CMOS image sensors are attractive for use in a wide range of applications, such as still photography and video imaging products, due to their compatibility with VLSI circuit design and fabrication processing. Since low-cost, large-scale CMOS design and fabrication technologies that have been developed for large-volume VLSI circuits can be directly employed in the production of CMOS imagers, CMOS imagers are, in general, much more cost effective than imagers produced based on CCD technologies. As a result, for many applications, and particularly for consumer products, a CMOS imager is preferred over a corresponding CCD imager.
In comparing the performance of CMOS and CCD imagers, it is found that CMOS imagers are typically characterized as introducing into an imaged scene a level of fixed-pattern noise that is higher than that introduced by CCD imagers. Fixed-pattern noise in an image is here meant to refer to image noise that is substantially constant over time; i.e., fixed pattern noise does not substantially vary from frame to frame in a sequence of images, and any variation of the noise over time due to, e.g., temperature and aging effects, is so slow as to be undetectable in a sequence of image frames.

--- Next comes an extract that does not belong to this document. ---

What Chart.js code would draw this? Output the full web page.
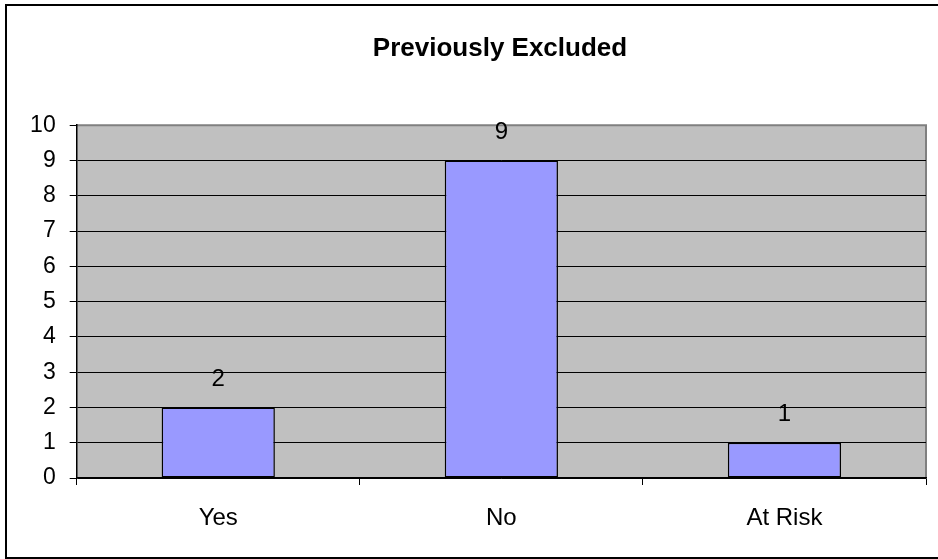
<!DOCTYPE html>
<html>
<head>
<meta charset="utf-8">
<title>Previously Excluded</title>
<script src="https://cdn.jsdelivr.net/npm/chart.js@4.4.1/dist/chart.umd.min.js"></script>
<style>
  html, body { margin: 0; padding: 0; background: #fff; overflow: hidden; }
  #wrap { position: relative; width: 938px; height: 559px; overflow: hidden; }
  #frame {
    position: absolute; left: 5px; top: 4px; width: 990px; height: 555px;
    border: 2px solid #000; box-sizing: border-box; pointer-events: none;
  }
  #chart { position: absolute; left: 0; top: 0; }
</style>
</head>
<body>
<div id="wrap">
  <canvas id="chart" width="1000" height="559"></canvas>
  <div id="frame"></div>
</div>
<script>
// categories and counts
const categories = ['Yes', 'No', 'At Risk'];
const counts     = [2, 9, 1];
const yTicks     = [0, 1, 2, 3, 4, 5, 6, 7, 8, 9, 10];

const FONT = '"Liberation Sans", Arial, Helvetica, sans-serif';

// grey plot background with a darker outline on top and right
const plotBackground = {
  id: 'plotBackground',
  beforeDraw(chart) {
    const { ctx, chartArea: a } = chart;
    ctx.save();
    ctx.fillStyle = '#c0c0c0';
    ctx.fillRect(a.left, a.top, a.right - a.left, a.bottom - a.top);
    ctx.strokeStyle = '#808080';
    ctx.lineWidth = 2;
    ctx.beginPath();
    ctx.moveTo(a.left, a.top);
    ctx.lineTo(a.right, a.top);
    ctx.lineTo(a.right, a.bottom);
    ctx.stroke();
    ctx.restore();
  }
};

// value written above each bar
const valueLabels = {
  id: 'valueLabels',
  afterDatasetsDraw(chart) {
    const { ctx } = chart;
    const meta = chart.getDatasetMeta(0);
    ctx.save();
    ctx.font = '24px ' + FONT;
    ctx.fillStyle = '#000';
    ctx.textAlign = 'center';
    ctx.textBaseline = 'middle';
    meta.data.forEach((bar, i) => {
      ctx.fillText(String(counts[i]), bar.x, bar.y - 28);
    });
    ctx.restore();
  }
};

new Chart(document.getElementById('chart'), {
  type: 'bar',
  data: {
    labels: categories,
    datasets: [{
      data: counts,
      yAxisID: 'y',
      backgroundColor: '#9999ff',
      borderColor: '#000',
      borderWidth: 1.5,
      borderSkipped: false,
      barPercentage: 0.4,
      categoryPercentage: 1
    }]
  },
  options: {
    responsive: false,
    animation: false,
    devicePixelRatio: 1,
    layout: { padding: 0 },
    plugins: {
      legend: { display: false },
      tooltip: { enabled: false },
      title: {
        display: true,
        text: 'Previously Excluded',
        color: '#000',
        font: { family: FONT, size: 26, weight: 'bold' },
        padding: { top: 33, bottom: 61 }
      }
    },
    scales: {
      x: {
        afterFit(scale) { scale.height = 81; },
        border: { display: true, color: '#000', width: 1.5 },
        grid: {
          display: true,
          offset: true,
          drawOnChartArea: false,
          drawTicks: true,
          tickLength: 7,
          color: '#000',
          lineWidth: 1
        },
        ticks: {
          color: '#000',
          padding: 19,
          font: { family: FONT, size: 24 }
        }
      },
      y: {
        min: 0,
        max: 10,
        afterFit(scale) { scale.width = 76.7; },
        afterBuildTicks(scale) { scale.ticks = yTicks.map(v => ({ value: v })); },
        border: { display: true, color: '#000', width: 1.5 },
        grid: {
          color: ctx => (ctx.tick && ctx.tick.value === 10 ? 'rgba(0,0,0,0)' : '#000'),
          lineWidth: 1,
          tickLength: 7,
          tickColor: '#000'
        },
        ticks: {
          color: '#000',
          padding: 14,
          font: { family: FONT, size: 23 }
        }
      },
      // empty right-hand margin so the title sits centred over the whole frame
      margin: {
        type: 'linear',
        position: 'right',
        min: 0,
        max: 1,
        afterFit(scale) { scale.width = 74; },
        border: { display: false },
        grid: { display: false, drawTicks: false },
        ticks: { display: false }
      }
    }
  },
  plugins: [plotBackground, valueLabels]
});
</script>
</body>
</html>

CMOS fixed-pattern noise is generally due to mismatches in the threshold voltages of the MOS transistors of a CMOS pixel, as well as being due to feedthrough of electronic charge, associated with the MOS pixel transistors, to the output of a pixel. Such threshold voltage mismatch and charge feedthrough effects can vary from pixel to pixel in a CMOS imager array. As a result, a pattern of noise is produced across an image, corresponding to the spatial variation of noise levels from pixel to pixel across the pixel array. A grainy image is the typical manifestation of the noise.
Beyond fixed pattern noise, charge feedthrough across CMOS pixel transistors is also found to produce a fixed offset in the lowest intensity limits of a CMOS imager. This fixed offset, also known as a dark offset, is generally constant across a CMOS pixel array. The dark offset reduces the available voltage swing of pixels, thereby limiting the dynamic range of the imager. Double-sampling of a CMOS pixel output, i.e., sampling of the pixel output at different times, e.g., during a pixel reset period and then again during an integration period, is a well-known technique often employed for correcting for the fixed pattern noise caused by MOS transistor threshold voltage mismatch. This technique enables a determination of the extent of a pixel output that is due to fixed pattern noise, in the manner described below. This double-sampling technique suffers, however, in that it does not enable the determination and/or correction of feedthrough of electronic charge across the pixel MOS transistors to the pixel output.
One method known for partial compensation of the impact of charge feedthrough is a calibration technique in which the dark offset and fixed pattern noise of an imager are determined under dark conditions, at a selected temperature, with a corresponding compensation factor then being applied to images once they have been collected. Although this technique does enable some amount of correction of the dark offset and fixed pattern noise caused by charge feedthrough, it requires the application of a calibration factor to the post-processing of images, typically by the end user of the imager.
Moreover, due to the calibration factor application's complexity, the calibration factor application is typically enabled only in very high-end imager designs and is not practical for general commercial imagers. But even when a calibration factor is employed, the calibration factor is determined only at one selected operating temperature at a single point in time; and therefore, the calibration factor does not account for temperature-dependent changes in dark offset and/or fixed pattern noise and further does not account for aging effects on the imager.
In summary, the double-sampling and dark offset compensation techniques conventionally employed in CMOS image processing are not fully effective and not optimally efficient in eliminating the effect of charge feedthrough on pixel output measurements.
Therefore, it is desirable to provide a non-complex process for compensating for both CMOS fixed pattern noise and electronic charge feedthrough across CMOS pixel transistors. Furthermore, it is desirable to provide a non-complex compensation process that accounts for temperature-dependent changes in dark offset and/or fixed pattern noise and further accounts for aging effects on the imager.